▶ _Recorded information_:
== == ==

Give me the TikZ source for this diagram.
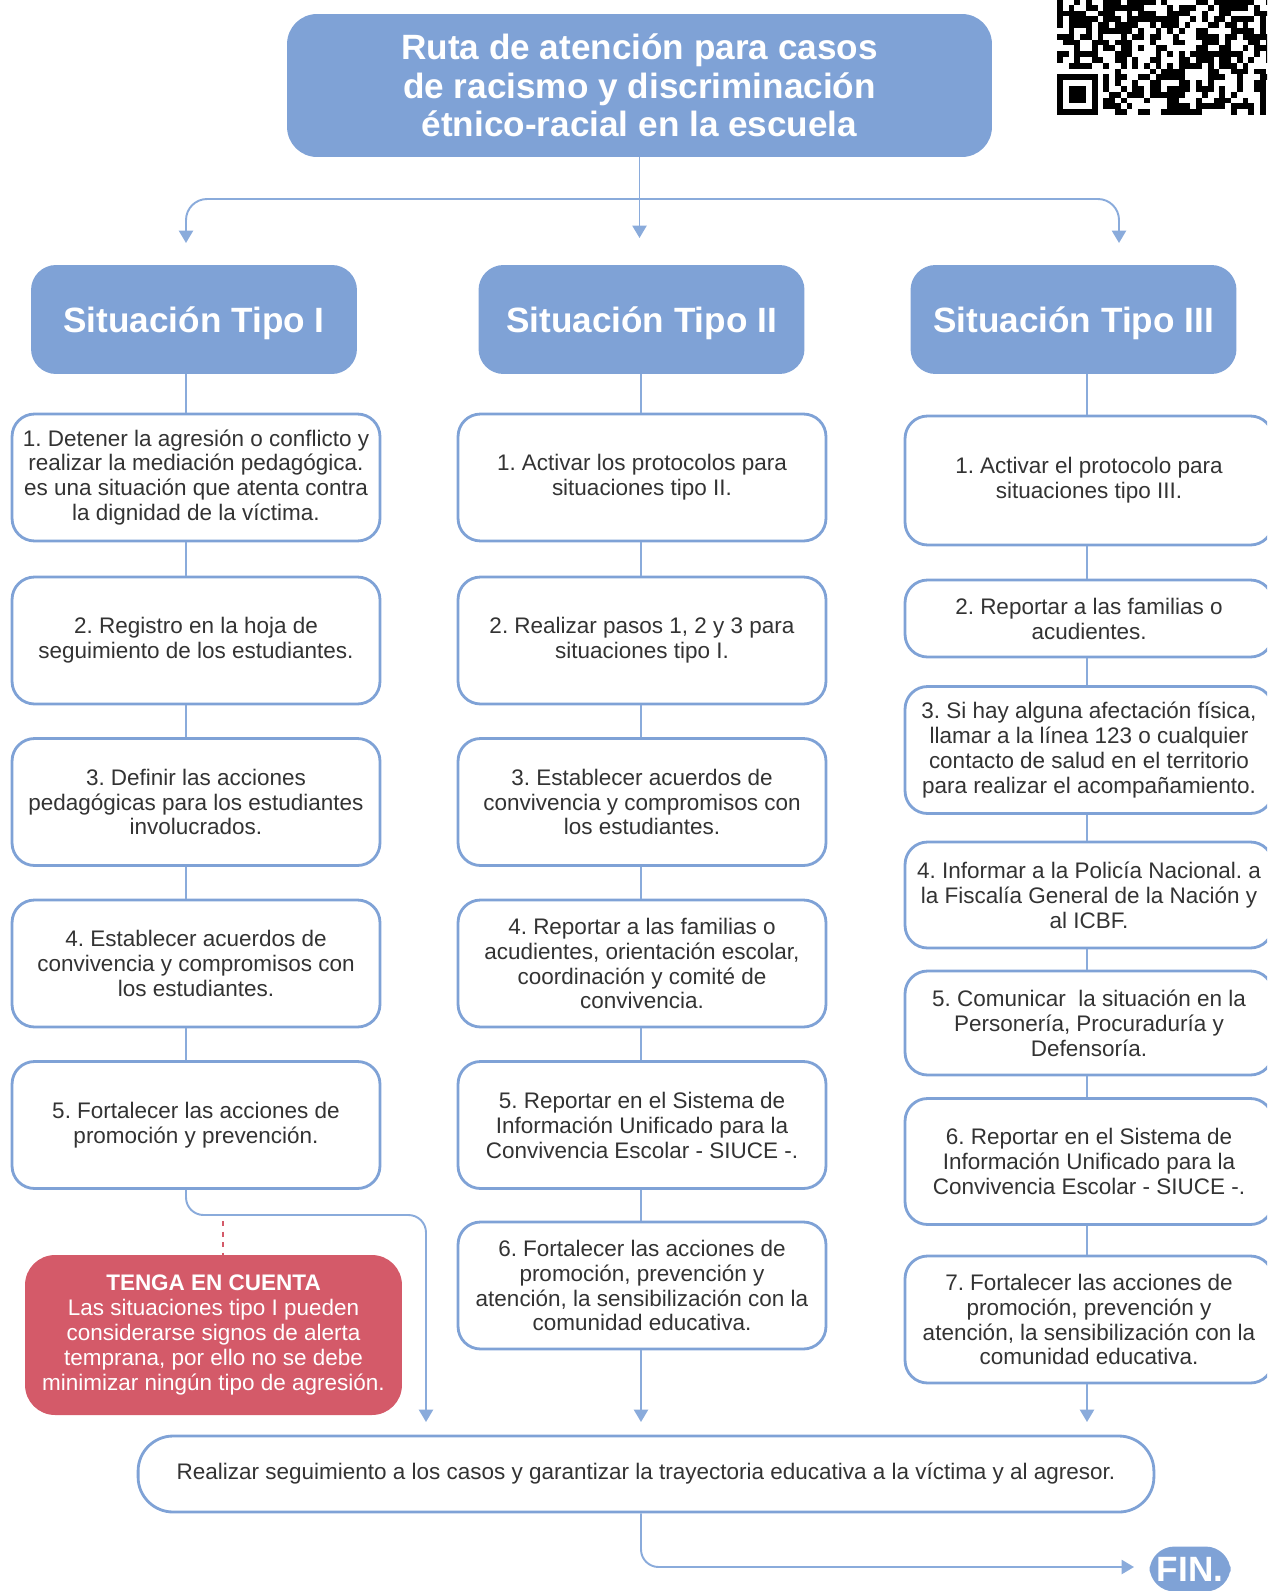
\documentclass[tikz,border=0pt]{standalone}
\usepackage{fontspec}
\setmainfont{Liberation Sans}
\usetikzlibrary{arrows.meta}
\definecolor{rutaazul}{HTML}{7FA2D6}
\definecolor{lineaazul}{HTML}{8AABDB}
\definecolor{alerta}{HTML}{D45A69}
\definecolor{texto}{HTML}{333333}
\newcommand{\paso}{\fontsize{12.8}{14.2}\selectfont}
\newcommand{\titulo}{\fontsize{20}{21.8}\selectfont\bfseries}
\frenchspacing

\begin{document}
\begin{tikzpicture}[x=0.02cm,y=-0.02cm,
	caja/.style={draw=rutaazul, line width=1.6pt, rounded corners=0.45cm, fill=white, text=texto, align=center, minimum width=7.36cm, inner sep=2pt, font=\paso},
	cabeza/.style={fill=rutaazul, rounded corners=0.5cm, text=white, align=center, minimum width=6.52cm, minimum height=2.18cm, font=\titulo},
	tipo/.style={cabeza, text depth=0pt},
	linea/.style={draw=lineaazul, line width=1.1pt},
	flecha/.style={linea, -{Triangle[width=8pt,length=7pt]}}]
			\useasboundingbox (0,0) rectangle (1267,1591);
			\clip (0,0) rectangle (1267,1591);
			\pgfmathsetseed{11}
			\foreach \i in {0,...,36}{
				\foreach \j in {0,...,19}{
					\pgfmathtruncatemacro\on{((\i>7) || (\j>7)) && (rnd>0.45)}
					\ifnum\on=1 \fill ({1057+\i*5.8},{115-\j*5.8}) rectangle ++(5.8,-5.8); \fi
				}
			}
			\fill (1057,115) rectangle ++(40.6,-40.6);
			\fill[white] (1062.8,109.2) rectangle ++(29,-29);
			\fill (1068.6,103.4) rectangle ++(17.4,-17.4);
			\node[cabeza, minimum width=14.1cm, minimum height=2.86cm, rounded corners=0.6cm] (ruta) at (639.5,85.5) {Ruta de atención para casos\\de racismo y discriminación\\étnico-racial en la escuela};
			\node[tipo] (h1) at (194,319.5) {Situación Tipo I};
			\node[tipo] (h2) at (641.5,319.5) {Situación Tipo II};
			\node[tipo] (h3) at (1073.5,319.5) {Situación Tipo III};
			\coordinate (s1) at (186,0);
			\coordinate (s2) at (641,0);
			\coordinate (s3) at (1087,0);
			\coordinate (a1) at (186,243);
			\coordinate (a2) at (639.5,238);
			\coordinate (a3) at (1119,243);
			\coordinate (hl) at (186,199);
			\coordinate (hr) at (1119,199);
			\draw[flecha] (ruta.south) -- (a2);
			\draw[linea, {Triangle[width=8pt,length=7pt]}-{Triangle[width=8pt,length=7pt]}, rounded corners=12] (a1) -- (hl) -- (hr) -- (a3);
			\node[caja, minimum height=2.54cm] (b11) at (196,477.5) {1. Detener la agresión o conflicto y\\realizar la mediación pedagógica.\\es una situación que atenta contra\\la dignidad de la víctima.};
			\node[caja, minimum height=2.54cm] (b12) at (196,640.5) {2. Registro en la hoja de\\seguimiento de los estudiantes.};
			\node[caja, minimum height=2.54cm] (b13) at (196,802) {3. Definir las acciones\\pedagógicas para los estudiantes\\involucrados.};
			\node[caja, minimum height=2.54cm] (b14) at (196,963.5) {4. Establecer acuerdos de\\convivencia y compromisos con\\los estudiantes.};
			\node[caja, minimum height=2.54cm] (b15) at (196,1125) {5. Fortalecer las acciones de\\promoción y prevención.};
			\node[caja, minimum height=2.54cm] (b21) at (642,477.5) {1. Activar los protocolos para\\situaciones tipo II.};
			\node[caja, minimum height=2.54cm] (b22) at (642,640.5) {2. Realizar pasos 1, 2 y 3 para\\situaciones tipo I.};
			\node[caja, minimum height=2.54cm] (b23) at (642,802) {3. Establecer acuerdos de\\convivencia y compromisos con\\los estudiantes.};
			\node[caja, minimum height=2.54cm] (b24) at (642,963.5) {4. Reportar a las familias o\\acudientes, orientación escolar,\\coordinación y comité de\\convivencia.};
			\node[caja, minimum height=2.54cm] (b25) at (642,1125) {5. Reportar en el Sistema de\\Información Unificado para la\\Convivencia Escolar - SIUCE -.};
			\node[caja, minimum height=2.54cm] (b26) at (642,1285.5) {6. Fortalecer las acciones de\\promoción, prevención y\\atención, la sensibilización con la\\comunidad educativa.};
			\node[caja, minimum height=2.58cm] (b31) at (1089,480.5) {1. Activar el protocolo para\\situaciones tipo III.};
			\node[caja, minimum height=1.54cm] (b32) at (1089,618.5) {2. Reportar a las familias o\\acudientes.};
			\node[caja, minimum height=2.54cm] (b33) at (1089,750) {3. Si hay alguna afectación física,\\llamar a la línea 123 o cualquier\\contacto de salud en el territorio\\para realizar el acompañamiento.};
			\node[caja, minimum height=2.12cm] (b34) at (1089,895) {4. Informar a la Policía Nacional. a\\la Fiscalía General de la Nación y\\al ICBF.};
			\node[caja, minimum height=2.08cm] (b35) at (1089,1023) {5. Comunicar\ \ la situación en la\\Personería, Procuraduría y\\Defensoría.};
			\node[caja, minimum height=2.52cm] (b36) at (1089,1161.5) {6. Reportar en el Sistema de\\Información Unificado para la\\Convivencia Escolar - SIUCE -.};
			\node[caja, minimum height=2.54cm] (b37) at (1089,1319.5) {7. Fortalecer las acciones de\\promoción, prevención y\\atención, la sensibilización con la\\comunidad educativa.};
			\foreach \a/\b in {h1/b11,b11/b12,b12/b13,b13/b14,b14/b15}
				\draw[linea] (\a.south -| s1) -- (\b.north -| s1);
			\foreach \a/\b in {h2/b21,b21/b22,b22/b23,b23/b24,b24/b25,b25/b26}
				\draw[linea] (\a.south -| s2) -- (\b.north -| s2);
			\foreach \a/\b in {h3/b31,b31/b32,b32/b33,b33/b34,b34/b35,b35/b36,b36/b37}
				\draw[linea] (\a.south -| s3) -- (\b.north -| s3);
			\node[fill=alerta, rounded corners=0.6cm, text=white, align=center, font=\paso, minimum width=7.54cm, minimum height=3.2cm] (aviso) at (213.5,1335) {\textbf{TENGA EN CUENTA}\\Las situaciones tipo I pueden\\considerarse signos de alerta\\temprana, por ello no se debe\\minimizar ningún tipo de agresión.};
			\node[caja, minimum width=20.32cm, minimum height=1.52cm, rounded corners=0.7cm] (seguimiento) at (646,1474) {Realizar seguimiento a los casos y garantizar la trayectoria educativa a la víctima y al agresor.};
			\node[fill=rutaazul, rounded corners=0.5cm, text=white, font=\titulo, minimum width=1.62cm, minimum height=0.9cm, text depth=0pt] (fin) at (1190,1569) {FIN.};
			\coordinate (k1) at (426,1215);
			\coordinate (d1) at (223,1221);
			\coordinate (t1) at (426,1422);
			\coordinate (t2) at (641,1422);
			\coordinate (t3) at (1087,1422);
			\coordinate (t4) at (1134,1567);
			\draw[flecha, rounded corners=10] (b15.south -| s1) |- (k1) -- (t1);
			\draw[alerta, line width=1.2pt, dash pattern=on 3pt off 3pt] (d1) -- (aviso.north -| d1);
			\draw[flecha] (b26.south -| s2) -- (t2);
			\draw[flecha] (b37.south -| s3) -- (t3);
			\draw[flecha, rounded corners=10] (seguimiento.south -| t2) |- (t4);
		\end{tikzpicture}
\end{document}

== == ==

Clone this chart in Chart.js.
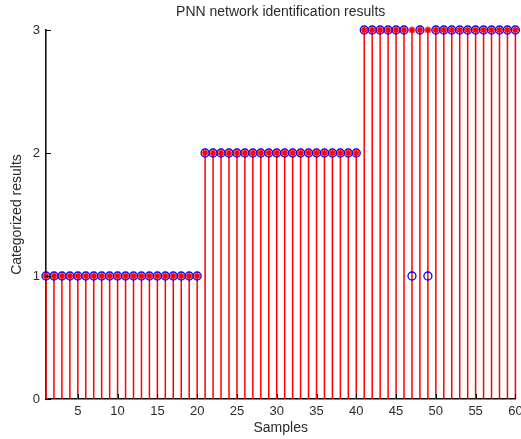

== == ==

▶ _Instruction_: Count the lines in the entries above that include the string "this", then give only that figure.

▶ _Result of the task_: 2